WEDNESDAY, Nov. 1, 2023 (HealthDay News) — From 2021 to 2022, there was a 3 percent increase in the infant mortality rate in the United States, according to a November Vital Statistics Rapid Release report, a publication from the U.S. Centers for Disease Control and Prevention.
Danielle M. Ely, Ph.D., and Anne K. Driscoll, Ph.D., from the National Center for Health Statistics in Hyattsville, Maryland, used U.S. linked birth/infant death files to present provisional 2022 data on infant mortality rates.
The researchers found that in 2022, the provisional infant mortality rate for the United States was 5.60 infant deaths per 1,000 live births, which was 3 percent higher than the rate of 5.44 in 2021. From 2021 to 2022, there was a 3 percent increase in the neonatal mortality rate (from 3.49 to 3.58) and a 4 percent increase in the postneonatal mortality rate (from 1.95 to 2.02). Among infants of American Indian and Alaska Native non-Hispanic and White non-Hispanic women, mortality rates increased significantly (7.46 to 9.06 and 4.36 to 4.52, respectively). Infant mortality rates increased significantly for infants of women ages 25 to 29 years, from 5.15 in 2021 to 5.37 in 2020. Mortality rates also increased significantly for total preterm and early preterm infants, for male infants, and in four states (Georgia, Iowa, Missouri, and Texas).

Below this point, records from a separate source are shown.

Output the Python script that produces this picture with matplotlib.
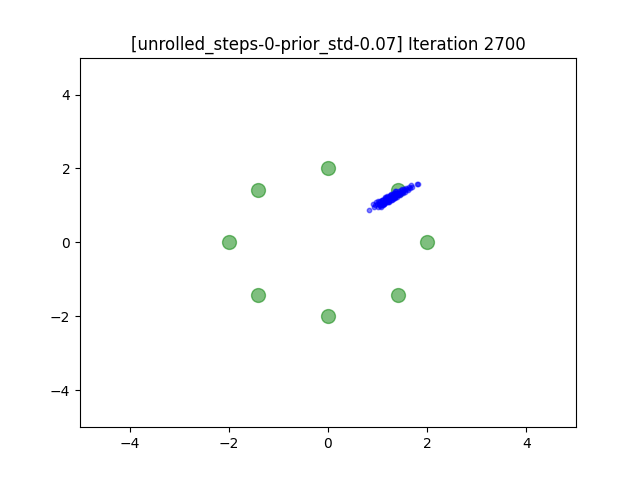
import numpy as np
import matplotlib
matplotlib.use('Agg')
import matplotlib.pyplot as plt

# mixture centres (8 gaussians on a circle of radius 2)
centre_x = [2.0, 1.414, 0.0, -1.414, -2.0, -1.414, 0.0, 1.414]
centre_y = [0.0, 1.414, 2.0, 1.414, 0.0, -1.414, -2.0, -1.414]

# generated samples
sample_x = [0.83, 0.90, 0.95, 0.98, 1.00, 1.02, 1.04, 1.05, 1.07, 1.08,
            1.10, 1.11, 1.12, 1.13, 1.15, 1.16, 1.17, 1.18, 1.20, 1.21,
            1.22, 1.23, 1.25, 1.26, 1.27, 1.28, 1.30, 1.31, 1.32, 1.33,
            1.35, 1.36, 1.37, 1.38, 1.40, 1.41, 1.42, 1.44, 1.45, 1.47,
            1.48, 1.50, 1.52, 1.54, 1.56, 1.58, 1.60, 1.63, 1.66, 1.70,
            1.80, 1.82, 1.02, 1.08, 1.14, 1.19, 1.24, 1.29, 1.34, 1.39,
            1.43, 1.49, 1.06, 1.12, 1.18, 1.28, 1.36, 1.46, 0.93, 1.55,
            0.97, 1.01, 1.05, 1.10, 1.15, 1.20, 1.25, 1.30, 1.35, 1.40,
            1.09, 1.14, 1.22, 1.27, 1.33, 1.38, 1.45, 1.52, 1.62, 1.68]
sample_y = [0.89, 1.03, 1.00, 1.05, 0.97, 1.08, 1.02, 1.12, 1.06, 1.00,
            1.10, 1.15, 1.08, 1.04, 1.17, 1.12, 1.20, 1.10, 1.15, 1.22,
            1.18, 1.13, 1.25, 1.20, 1.16, 1.28, 1.23, 1.18, 1.30, 1.26,
            1.22, 1.33, 1.28, 1.25, 1.35, 1.30, 1.27, 1.38, 1.33, 1.36,
            1.42, 1.37, 1.40, 1.45, 1.41, 1.47, 1.44, 1.50, 1.46, 1.51,
            1.57, 1.58, 1.04, 1.14, 1.20, 1.24, 1.21, 1.24, 1.35, 1.31,
            1.34, 1.44, 0.96, 1.05, 1.25, 1.20, 1.39, 1.32, 0.96, 1.36,
            1.09, 1.12, 0.98, 1.02, 1.07, 1.08, 1.29, 1.15, 1.20, 1.24,
            1.16, 1.22, 1.10, 1.31, 1.20, 1.38, 1.28, 1.34, 1.41, 1.54]

plt.figure(figsize=(6.4, 4.8))
plt.scatter(centre_x, centre_y, s=100, c='g', alpha=0.5)
plt.scatter(sample_x, sample_y, s=10, c='b', alpha=0.5)
plt.xlim(-5, 5)
plt.ylim(-5, 5)
plt.title('[unrolled_steps-0-prior_std-0.07] Iteration 2700')
plt.savefig('out.png')
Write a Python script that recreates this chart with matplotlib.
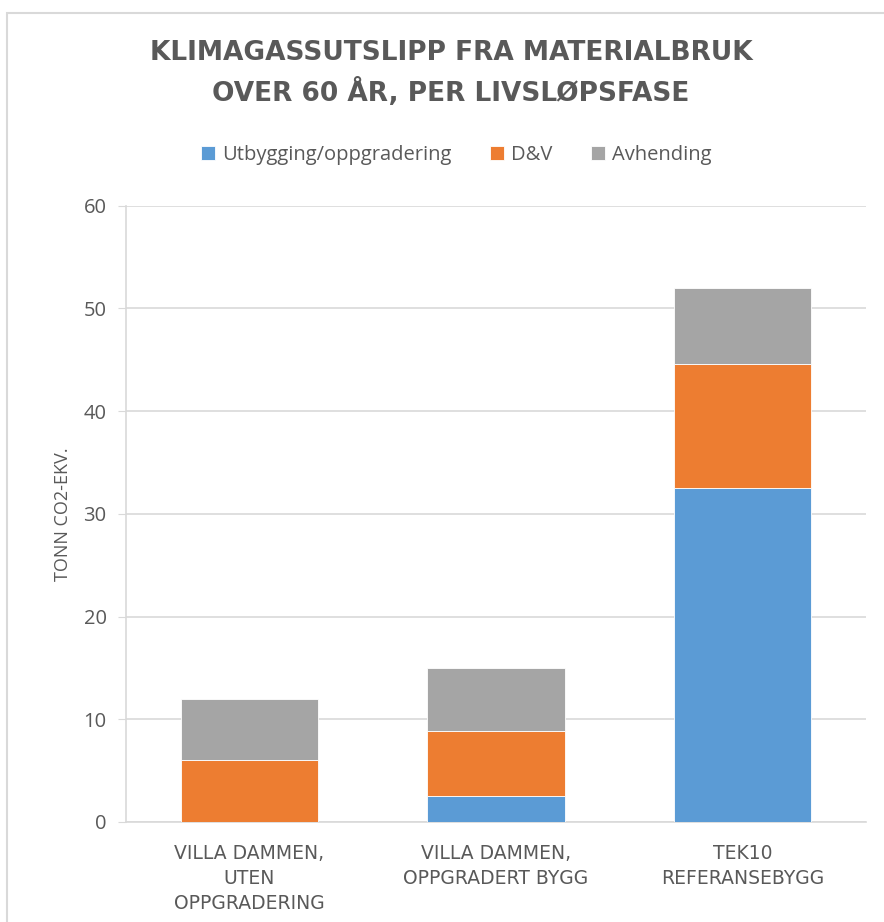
import matplotlib.pyplot as plt
from matplotlib.patches import Rectangle
import numpy as np

categories = ['VILLA DAMMEN,\nUTEN\nOPPGRADERING', 'VILLA DAMMEN,\nOPPGRADERT BYGG', 'TEK10\nREFERANSEBYGG']
utbygging = [0.0, 2.5, 32.5]
dv = [6.0, 6.35, 12.1]
avhending = [6.0, 6.1, 7.4]
series_names = ['Utbygging/oppgradering', 'D&V', 'Avhending']
colors = ['#5B9BD5', '#ED7D31', '#A5A5A5']
yticks = [0, 10, 20, 30, 40, 50, 60]

text_color = '#595959'
grid_color = '#D9D9D9'

plt.rcParams['font.family'] = ['Open Sans', 'DejaVu Sans']

fig = plt.figure(figsize=(8.84, 9.22), dpi=100)
ax = fig.add_axes([0.1425, 0.1085, 0.8371, 0.6684])

x = np.arange(len(categories))
width = 0.557
bottom = np.zeros(len(categories))
for vals, name, col in zip([utbygging, dv, avhending], series_names, colors):
    ax.bar(x, vals, width, bottom=bottom, color=col, label=name,
           edgecolor='white', linewidth=0.6, zorder=3)
    bottom = bottom + np.array(vals)

ax.set_xlim(-0.5, len(categories) - 0.5)
ax.set_ylim(0, 60)
ax.set_yticks(yticks)
ax.set_xticks(x)
ax.set_xticklabels(categories, fontsize=13.5, color=text_color, linespacing=1.4,
                   family='DejaVu Sans')
ax.tick_params(axis='x', length=0, pad=16)
ax.tick_params(axis='y', length=6, color=grid_color, labelsize=14.5, labelcolor=text_color, pad=8)
ax.grid(axis='y', color=grid_color, linewidth=1.2, zorder=0)
for s in ['top', 'right']:
    ax.spines[s].set_visible(False)
ax.spines['left'].set_color(grid_color)
ax.spines['bottom'].set_color(grid_color)
ax.spines['left'].set_linewidth(1.2)
ax.spines['bottom'].set_linewidth(1.2)
ax.set_ylabel('TONN CO2-EKV.', fontsize=13, color=text_color, labelpad=8)

fig.text(0.51, 0.9425, 'KLIMAGASSUTSLIPP FRA MATERIALBRUK', ha='center', va='center',
         fontsize=19, fontweight='bold', color=text_color, family='DejaVu Sans')
fig.text(0.51, 0.900, 'OVER 60 ÅR, PER LIVSLØPSFASE', ha='center', va='center',
         fontsize=19, fontweight='bold', color=text_color, family='DejaVu Sans')

leg = fig.legend(loc='center', bbox_to_anchor=(0.516, 0.832), ncol=3, frameon=False,
                 fontsize=14.5, handlelength=0.7, handleheight=0.7, handletextpad=0.35,
                 columnspacing=1.9, labelcolor=text_color)

fig.patches.append(Rectangle((0.008, -0.01), 1.0, 0.996, transform=fig.transFigure,
                             fill=False, edgecolor=grid_color, linewidth=1.5))

fig.savefig('out.png', dpi=100)
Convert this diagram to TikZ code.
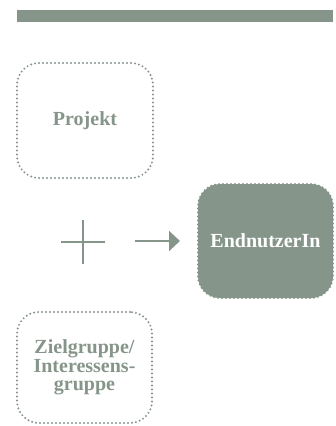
\documentclass[tikz,border=0pt]{standalone}
\usepackage{fontspec}
\setmainfont{Liberation Serif}
\usetikzlibrary{arrows.meta}
\definecolor{sage}{RGB}{134,149,138}
\tikzset{
  dotbox/.style={draw=sage, line width=2.2pt, dash pattern=on 0pt off 4pt, line cap=round,
    rounded corners=22pt, align=center, text=sage, font=\fontsize{20}{18.5}\selectfont\bfseries,
    inner sep=0pt},
  filledbox/.style={dotbox, fill=sage, text=white},
  sym/.style={draw=sage, line width=2pt}
}
\begin{document}
\begin{tikzpicture}[x=1pt,y=-1pt]
\useasboundingbox (0,0) rectangle (335,426);
\fill[sage] (17,10) rectangle (333,22);
\node[dotbox, minimum width=136pt, minimum height=115pt] (proj) at (85,120.5) {Projekt};
\node[dotbox, minimum width=135pt, minimum height=111pt] (ziel) at (84.5,367.5) {Zielgruppe/\\Interessens-\\gruppe};
\node[filledbox, minimum width=135pt, minimum height=114pt] (end) at (265.5,241) {EndnutzerIn};
\coordinate (plus) at (83,242);
\draw[sym] ([xshift=-22pt]plus) -- ([xshift=22pt]plus);
\draw[sym] ([yshift=-22pt]plus) -- ([yshift=22pt]plus);
\coordinate (astart) at (135,241);
\coordinate (aend) at (180,241);
\draw[sym, -{Triangle[length=11pt,width=20pt]}] (astart) -- (aend);
\end{tikzpicture}
\end{document}
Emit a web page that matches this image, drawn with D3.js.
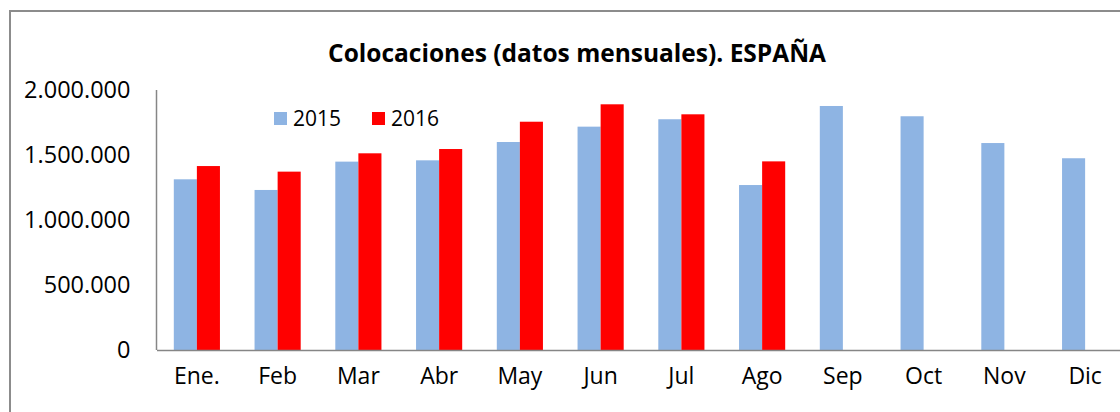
<!DOCTYPE html>
<html>
<head>
<meta charset="utf-8">
<script src="https://cdn.jsdelivr.net/npm/d3@7"></script>
<style>
    body { margin: 0; background: #fff; }
    svg text { font-family: "Open Sans", sans-serif; fill: #000; }
    .axis path { stroke: #868686; stroke-width: 1.5px; }
    .axis .tick line { display: none; }
</style>
</head>
<body>
<script>
// Data
const months = ['Ene.', 'Feb', 'Mar', 'Abr', 'May', 'Jun', 'Jul', 'Ago', 'Sep', 'Oct', 'Nov', 'Dic'];
const values2015 = [1313000, 1231000, 1449000, 1459000, 1600000, 1718000, 1775000, 1269000, 1877000, 1798000, 1592000, 1475000];
const values2016 = [1415000, 1372000, 1513000, 1546000, 1756000, 1890000, 1813000, 1451000, null, null, null, null];
const yTicks = [0, 500000, 1000000, 1500000, 2000000];
const seriesNames = ['2015', '2016'];
const colors = ['#8EB4E3', '#FF0000'];

const width = 1120, height = 412;
const margin = {top: 90, left: 156.5, bottom: 62};
const plotRight = 1125.5;

const svg = d3.select("body").append("svg")
    .attr("width", width)
    .attr("height", height);

// chart frame
svg.append("rect")
    .attr("x", 10)
    .attr("y", 11)
    .attr("width", width + 20)
    .attr("height", height + 20)
    .attr("fill", "none")
    .attr("stroke", "#8c8c8c")
    .attr("stroke-width", 2);

svg.append("text")
    .attr("x", 577)
    .attr("y", 62)
    .style("text-anchor", "middle")
    .style("font-weight", "bold")
    .style("font-size", "24.5px")
    .text("Colocaciones (datos mensuales). ESPAÑA");

const x = d3.scaleBand()
    .range([margin.left, plotRight])
    .domain(months);

const x1 = d3.scaleBand()
    .domain([0, 1])
    .range([0, x.bandwidth()])
    .paddingOuter(0.75);

const y = d3.scaleLinear()
    .domain([0, 2000000])
    .range([height - margin.bottom, margin.top]);

const fmt = v => d3.format(",")(v).replace(/,/g, ".");

// bars
const groups = svg.selectAll(".month")
    .data(months)
    .enter()
    .append("g")
    .attr("class", "month")
    .attr("transform", d => "translate(" + x(d) + ",0)");

[values2015, values2016].forEach(function(vals, s) {
    groups.filter((d, i) => vals[i] != null)
        .append("rect")
        .attr("x", x1(s))
        .attr("width", x1.bandwidth())
        .attr("y", (d) => y(vals[months.indexOf(d)]))
        .attr("height", (d) => y(0) - y(vals[months.indexOf(d)]))
        .attr("fill", colors[s]);
});

const yAxis = d3.axisLeft(y)
    .tickValues(yTicks)
    .tickFormat(fmt)
    .tickSize(0)
    .tickPadding(26);

svg.append("g")
    .attr("class", "y axis")
    .attr("transform", "translate(" + margin.left + ",0)")
    .call(yAxis)
    .call(g => g.select(".domain").attr("d", "M0," + y(2000000) + "V" + y(0)))
    .selectAll("text")
    .style("font-size", "23.5px");

const xAxis = d3.axisBottom(x)
    .tickSize(0)
    .tickPadding(18);

svg.append("g")
    .attr("class", "x axis")
    .attr("transform", "translate(0," + y(0) + ")")
    .call(xAxis)
    .selectAll("text")
    .style("font-size", "23px");

// legend
const legendX = [274, 372];
const legend = svg.selectAll(".legend")
    .data(seriesNames)
    .enter()
    .append("g")
    .attr("class", "legend")
    .attr("transform", (d, i) => "translate(" + legendX[i] + ",112)");
legend.append("rect")
    .attr("width", 13)
    .attr("height", 13)
    .attr("fill", (d, i) => colors[i]);
legend.append("text")
    .attr("x", 19)
    .attr("y", 13.5)
    .style("font-size", "21px")
    .text(d => d);
</script>
</body>
</html>
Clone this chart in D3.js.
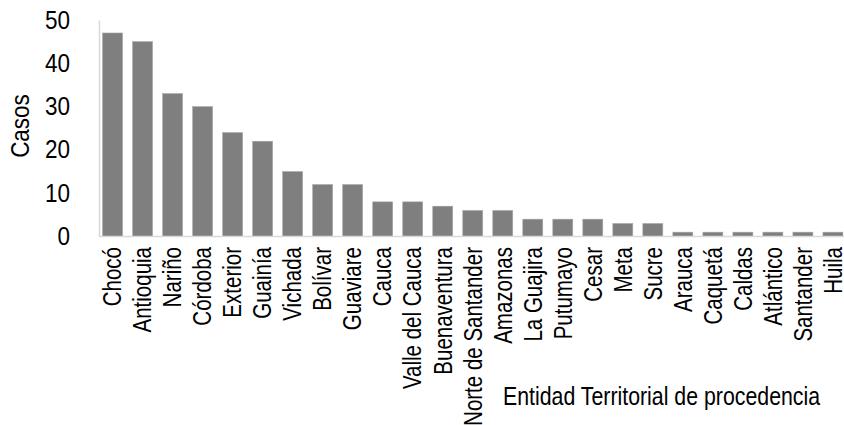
<!DOCTYPE html>
<html>
<head>
<meta charset="utf-8">
<script src="https://cdn.jsdelivr.net/npm/d3@7"></script>
<style>
  html, body { margin: 0; padding: 0; background: #fff; }
  svg { display: block; }
  text { font-family: "Liberation Sans", Arial, sans-serif; fill: #000; }
</style>
</head>
<body>
<svg id="chart" width="844" height="425"></svg>
<script>
const categories = ["Chocó","Antioquia","Nariño","Córdoba","Exterior","Guainía","Vichada","Bolívar","Guaviare","Cauca","Valle del Cauca","Buenaventura","Norte de Santander","Amazonas","La Guajira","Putumayo","Cesar","Meta","Sucre","Arauca","Caquetá","Caldas","Atlántico","Santander","Huila"];
const casos = [47,45,33,30,24,22,15,12,12,8,8,7,6,6,4,4,4,3,3,1,1,1,1,1,1];
const yTicks = [0,10,20,30,40,50];
const yTitle = "Casos";
const xTitle = "Entidad Territorial de procedencia";

const K = 0.82; // horizontal condensing of the narrow font
const svg = d3.select("#chart");
const mLeft = 99, mRight = 846.5, mTop = 20, mBottom = 236.5;

const x = d3.scaleBand().domain(categories).range([mLeft, mRight]).paddingInner(0.335).paddingOuter(0.12);
const y = d3.scaleLinear().domain([0, 50]).range([mBottom, mTop]);

// bars
svg.append("g").selectAll("rect").data(categories).join("rect")
  .attr("x", d => x(d))
  .attr("width", x.bandwidth())
  .attr("y", (d, i) => y(casos[i]))
  .attr("height", (d, i) => y(0) - y(casos[i]))
  .attr("fill", "#7f7f7f")
  .attr("stroke", "#a6a6a6")
  .attr("stroke-width", 0.6);

// y axis
const yAxis = d3.axisLeft(y).tickValues(yTicks).tickSize(0).tickPadding(0);
const yg = svg.append("g").attr("transform", `translate(${mLeft},0)`).call(yAxis);
yg.select(".domain").attr("stroke", "#d9d9d9").attr("stroke-width", 1.5);
yg.selectAll("text")
  .attr("font-size", 25)
  .attr("font-family", null)
  .attr("x", -29 / 0.9)
  .attr("transform", "scale(0.9,1)");

// x axis
const xAxis = d3.axisBottom(x).tickSize(0).tickPadding(0);
const xg = svg.append("g").attr("transform", `translate(0,${mBottom})`).call(xAxis);
xg.select(".domain").attr("stroke", "#d9d9d9").attr("stroke-width", 1.5)
  .attr("d", `M${mLeft},0H844`);
xg.selectAll("text")
  .attr("font-size", 25)
  .attr("font-family", null)
  .attr("text-anchor", "end")
  .attr("transform", `rotate(-90) scale(${K},1)`)
  .attr("x", -10.5 / K)
  .attr("y", 0)
  .attr("dy", "0.35em");

// axis titles
svg.append("text")
  .attr("transform", `translate(29,126) rotate(-90) scale(0.9,1)`)
  .attr("text-anchor", "middle")
  .attr("font-size", 25)
  .text(yTitle);

svg.append("text")
  .attr("transform", `translate(503,405) scale(${K},1)`)
  .attr("font-size", 26)
  .text(xTitle);
</script>
</body>
</html>
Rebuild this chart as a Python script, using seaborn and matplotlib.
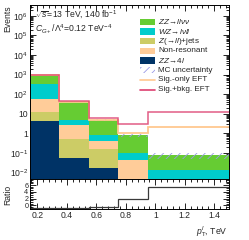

For two of the 10 leading causes of death (maternal complications and bacterial sepsis), mortality rates increased.
“Although not statistically significant, rates generally increased for most other race and Hispanic origin, maternal age, and gestational age groups, as well as for female infants, in a majority of states, and for three of the 10 leading causes of death,” the authors write.